Alvess, nota João Fernandes, usando algumas linguagens dos artistas do seu tempo - recorde-se que foi bolseiro da Gulbenkian, em Paris, cidade onde se exilou -, abordou criticamente quer a pintura, quer a escultura, fazendo-as alvos da irrisão. Essa dimensão caricatural, desconstrutiva, atingia, apesar de uma certa contradição, o próprio museu e, por extensão, o meio da arte. Pode por isso afirmar-se que, de algum modo, Alvess, confrontado com o dilema da inclusão e exclusão característico do sistema artístico, escolheu uma posição de distanciamento, certamente a que melhor lhe convinha para prosseguir com coerência e discrição o seu trabalho. E há uma imagem que nunca o abandonará, a de um certo estilo parisiense, porventura démodé, que incluía sempre chapéu, bigode aparado e uma boquilha para saborear cada cigarro.
Manuel Nogueira Alves - tendo adoptado mais tarde o nome de Alvess para corresponder, não sem ironia, à pronúncia afrancesada do seu apelido, nasceu em Viseu, em 1939. Em Lisboa frequenta o curso de Belas-Artes na Sociedade Nacional de Belas-Artes. Vai para Paris, em 1963, ali trabalhará numa tipografia, na Delegação do Turismo Português e numa agência de publicidade, podendo ver-se ecos dessas profissões no seu trabalho, nomeadamente as proximidades à linguagem gráfica.
Na capital francesa encontra alguns artistas e críticos portugueses que ficariam sempre atentos à sua obra, como são os casos de Lourdes Castro, Pedro Morais, José Luís Porfírio e José David. Entre as exposições em que participa, destaca-se a VI edição da Bienal de Paris (1969), realizada no Musée d'Art Moderne de la Ville de Paris, evento a que regressará dois anos mais tarde, numa aparição selvagem, com a performance As 7 horas de Alvess, na qual corre uma hora por dia durante uma semana nas salas de exposição, "caricaturando a condição do artista como ‘atleta de competição'". O artista chega ainda a integrar, a convite de Ernesto de Sousa, a mostra colectiva Alternativa Zero: Tendências polémicas na Arte Portuguesa Contemporânea (Lisboa, 1977).

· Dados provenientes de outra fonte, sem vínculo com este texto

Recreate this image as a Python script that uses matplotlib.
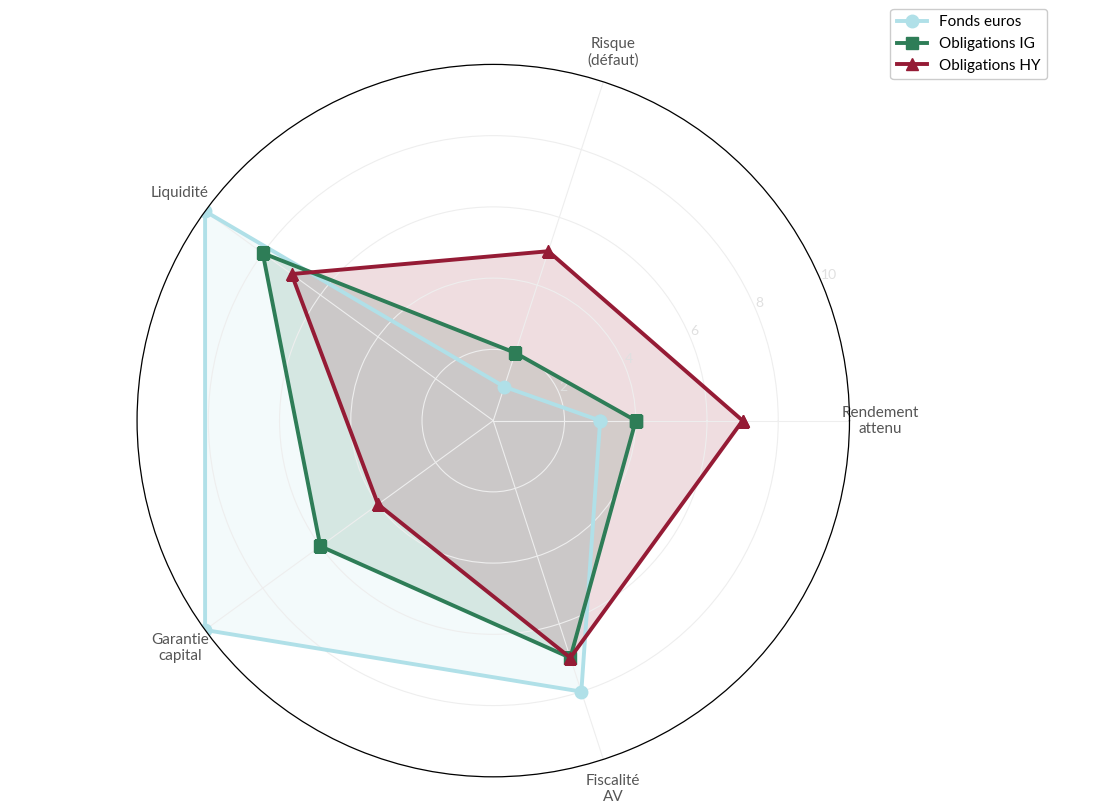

A exposição antológica de Serralves, inaugurada há um ano e co-comissariada por João Fernandes e Sandra Guimarães, permitiu descobrir as diversas facetas de um percurso solitário e absolutamente singular, que abarcava inúmeros territórios: pintura, escultura, arte postal, performance, fotografia e desenho. A instituição do Porto conseguiu reunir um importante núcleo de trabalhos para a sua colecção; sabe-se, contudo, que Alvess ainda tinha em seu poder mais de 100 telas, o que volta a colocar de novo o problema do valor comercial do seu trabalho - será agora o mercado a estabelecer as regras? É que, mesmo depois da mostra de Serralves, o artista procurou sempre evitar contactos com galerias e coleccionadores particulares. Autor de uma obra cuja força maior desta se encontra na pintura, nomeadamente a realizada entre meados da década de 60 e o início dos anos 1980, e numa série de papéis datados de 1995, em ambos casos verdadeiramente singulares na sua sobriedade e rigor compositivo, Alvess é um daqueles nomes inesquecíveis, não só por tudo aquilo que fez, mas também pelo facto de nos ter permitido questionar muitas certezas supostamente adquiridas.